Chaos w szczepieniach. Dworczyk: nie rozważam dymisji
- Doszło do dwóch potknięć w ostatnim czasie. Pierwsze to błąd systemu, wskutek którego 40-latkowie byli rejestrowani na kwiecień zamiast na maj. Druga: to komunikacja, która wczoraj powinna być bardziej efektywna. Przez to mieliśmy dziś do czynienia z chaosem wśród grupy powyżej 40. roku życia. Przepraszamy za to - mówił szef KPRM.
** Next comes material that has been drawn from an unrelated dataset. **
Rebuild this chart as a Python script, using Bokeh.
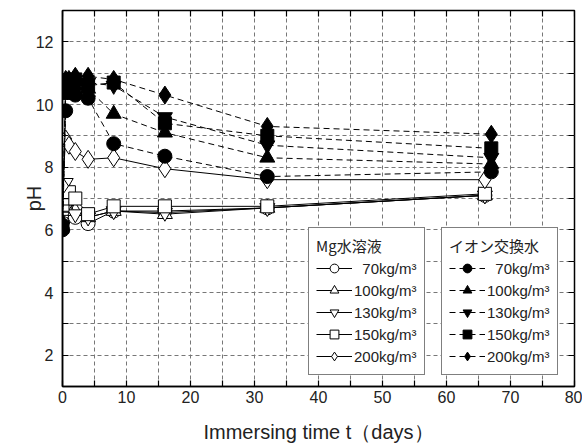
from bokeh.plotting import figure
from bokeh.models import Legend, LegendItem, FixedTicker, LinearAxis, Range1d
from bokeh.embed import file_html
from bokeh.resources import INLINE

# ---- data ----
t_mg = [0, 0.5, 1, 2, 4, 8, 16, 32, 66]
t_ion = [0, 0.5, 1, 2, 4, 8, 16, 32, 67]

conc_labels = ["\u200770kg/m\u00b3", "100kg/m\u00b3", "130kg/m\u00b3", "150kg/m\u00b3", "200kg/m\u00b3"]
markers = ["circle", "triangle", "inverted_triangle", "square", "diamond"]
marker_sizes = [14, 15, 15, 13, 18]

mg_70 = [6.5, 6.9, 6.6, 6.4, 6.2, 6.6, 6.6, 6.7, 7.1]
mg_100 = [6.6, 7.0, 6.7, 6.6, 6.4, 6.6, 6.5, 6.7, 7.1]
mg_130 = [7.3, 7.5, 6.9, 6.5, 6.4, 6.6, 6.55, 6.7, 7.1]
mg_150 = [6.8, 7.0, 7.2, 7.0, 6.5, 6.75, 6.75, 6.75, 7.15]
mg_200 = [7.4, 8.9, 8.7, 8.5, 8.25, 8.3, 7.95, 7.6, 7.6]

ion_70 = [6.0, 9.8, 10.5, 10.3, 10.2, 8.75, 8.35, 7.7, 7.85]
ion_100 = [6.1, 10.3, 10.7, 10.6, 10.5, 9.7, 9.1, 8.3, 8.1]
ion_130 = [6.1, 10.5, 10.8, 10.7, 10.7, 10.6, 9.6, 8.7, 8.3]
ion_150 = [6.1, 10.6, 10.7, 10.8, 10.6, 10.7, 9.4, 9.0, 8.6]
ion_200 = [6.2, 10.8, 10.8, 10.9, 10.9, 10.8, 10.3, 9.3, 9.05]

mg_series = [mg_70, mg_100, mg_130, mg_150, mg_200]
ion_series = [ion_70, ion_100, ion_130, ion_150, ion_200]

x_major = [0, 10, 20, 30, 40, 50, 60, 70, 80]
x_minor = [5, 15, 25, 35, 45, 55, 65, 75]
y_major = [2, 4, 6, 8, 10, 12]
y_minor = [1, 3, 5, 7, 9, 11, 13]

FONT = "Liberation Sans"

p = figure(frame_width=512, frame_height=376,
           x_range=Range1d(0, 80), y_range=Range1d(1, 13),
           output_backend="svg", toolbar_location=None,
           min_border_left=62, min_border_right=8,
           min_border_top=10, min_border_bottom=60,
           background_fill_color="white", border_fill_color="white")

p.outline_line_color = "black"
p.outline_line_width = 1.5

x_ticker = FixedTicker(ticks=x_major, minor_ticks=x_minor)
y_ticker = FixedTicker(ticks=y_major, minor_ticks=y_minor)

for ax in (p.xaxis[0], p.yaxis[0]):
    ax.major_tick_in = 6
    ax.major_tick_out = 0
    ax.minor_tick_in = 6
    ax.minor_tick_out = 0
    ax.axis_line_color = "black"
    ax.axis_line_width = 1.5
    ax.major_tick_line_color = "black"
    ax.major_tick_line_width = 1.2
    ax.minor_tick_line_color = "black"
    ax.minor_tick_line_width = 1.2
    ax.major_label_text_font = FONT
    ax.major_label_text_font_size = "16px"
    ax.major_label_text_color = "#222222"
    ax.axis_label_text_font = FONT
    ax.axis_label_text_font_size = "20px"
    ax.axis_label_text_font_style = "normal"
    ax.axis_label_text_color = "#222222"

p.xaxis[0].ticker = x_ticker
p.xaxis[0].major_label_standoff = 4
p.xaxis[0].axis_label = "Immersing time t\uff08days\uff09"
p.xaxis[0].axis_label_standoff = 15

p.yaxis[0].ticker = y_ticker
p.yaxis[0].major_label_standoff = 9
p.yaxis[0].axis_label = "pH"
p.yaxis[0].axis_label_standoff = -12

# grid (dashed at every tick)
p.xgrid[0].ticker = x_ticker
p.ygrid[0].ticker = y_ticker
for g in (p.xgrid[0], p.ygrid[0]):
    g.grid_line_color = "#777777"
    g.grid_line_dash = "4 3"
    g.grid_line_width = 1
    g.minor_grid_line_color = "#777777"
    g.minor_grid_line_dash = "4 3"
    g.minor_grid_line_width = 1

# inward ticks on right / top (no labels, no extra space)
right = LinearAxis(ticker=FixedTicker(ticks=[], minor_ticks=y_major + y_minor),
                   fixed_location=80, minor_tick_in=6, minor_tick_out=0,
                   major_tick_in=0, major_tick_out=0,
                   minor_tick_line_color="black", minor_tick_line_width=1.2,
                   axis_line_color=None)
top = LinearAxis(ticker=FixedTicker(ticks=[], minor_ticks=x_major + x_minor),
                 fixed_location=13, minor_tick_in=6, minor_tick_out=0,
                 major_tick_in=0, major_tick_out=0,
                 minor_tick_line_color="black", minor_tick_line_width=1.2,
                 axis_line_color=None)
p.add_layout(right, "right")
p.add_layout(top, "above")

# series
mg_items = []
for ys, mk, sz, lab in zip(mg_series, markers, marker_sizes, conc_labels):
    lr = p.line(t_mg, ys, line_color="black", line_width=1)
    sr = p.scatter(t_mg, ys, marker=mk, size=sz, fill_color="white",
                   line_color="black", line_width=1)
    mg_items.append(LegendItem(label=lab, renderers=[lr, sr]))

ion_items = []
for ys, mk, sz, lab in zip(ion_series, markers, marker_sizes, conc_labels):
    lr = p.line(t_ion, ys, line_color="black", line_width=1, line_dash="6 4")
    sr = p.scatter(t_ion, ys, marker=mk, size=sz, fill_color="black",
                   line_color="black", line_width=1)
    ion_items.append(LegendItem(label=lab, renderers=[lr, sr]))


def style_legend(leg):
    leg.border_line_color = "black"
    leg.border_line_width = 1
    leg.background_fill_color = "white"
    leg.background_fill_alpha = 1
    leg.label_text_font = FONT
    leg.label_text_font_size = "15px"
    leg.label_text_color = "#222222"
    leg.glyph_width = 36
    leg.glyph_height = 22
    leg.label_height = 20
    leg.spacing = 0
    leg.padding = 7
    leg.margin = 0
    leg.label_standoff = 2
    leg.title_text_font = "Noto Sans CJK JP"
    leg.title_text_font_size = "15px"
    leg.title_text_font_style = "normal"
    leg.title_text_color = "#222222"
    leg.title_standoff = 1


leg_mg = Legend(items=mg_items, title="Mg水溶液", location=(246, 11))
leg_ion = Legend(items=ion_items, title="イオン交換水", location=(379, 11))
style_legend(leg_mg)
style_legend(leg_ion)
p.add_layout(leg_mg)
p.add_layout(leg_ion)

open("out.html", "w").write(file_html(p, INLINE))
Reporter WP Michał Wróblewski podczas konferencji prasowej dopytywał Michała Dworczyka, czy w związku z "błędem technicznym" będą wyciągnięte konsekwencje wobec osób nadzorujących system oraz jakie gwarancje mają obywatele na to, że w przyszłości nie dojdzie do podobnych usterek. - Poranne zamieszanie nie wpłynęło na funkcjonowanie systemu. Do południa wykonano 50 tys. szczepień, nie wpłynęło to na tempo szczepień - odpowiedział Dworczyk.
Minister nie wyklucza też, że rejestracja osób z rocznika 1962 roku nastąpi przed wcześniejszym terminem 12 kwietnia. - Ale teraz tego nie ogłaszamy, ponieważ sytuacja analizowana jest na bieżąco. Polityk PiS zapowiedział też, że jeszcze dziś zakończy się praca nad nowelizacją rozporządzenia ws. Narodowego Programu Szczepień.
- Zawsze jestem w dyspozycji premiera i zawsze mogę zmienić zadania, do których jestem skierowany - odpowiedział na sugestię opozycji Dworczyk, który został wezwany przez m.in. Szymona Hołownię do złożenia dymisji. - Nie rozważam takiej możliwości, natomiast jako pełnomocnik rządu ds. szczepień jestem odpowiedzialny za dzisiejszą sytuację - zaznaczył szef KPRM.
W czwartek wiele osób powyżej 40. roku życia zostało obudzonych telefonem, bądź SMSem z informacją, że mogą zarejestrować się na szczepienie przeciwko koronawirusowi. - W systemie rejestracji zarejestrowanych jest łącznie ok. 11 mln osób, z tego wolnych terminów do szczepień do końca maja jest około 1 mln 800 tys. W ostatnich dwóch dniach rejestracja dla osób powyżej 60. roku życia zwolniła, dlatego zdecydowaliśmy się uruchomić zapisy osób, które w styczniu zgłosiły gotowość do rejestracji - wskazywał o poranku szef Kancelarii Prezesa Rady Ministrów Michał Dworczyk.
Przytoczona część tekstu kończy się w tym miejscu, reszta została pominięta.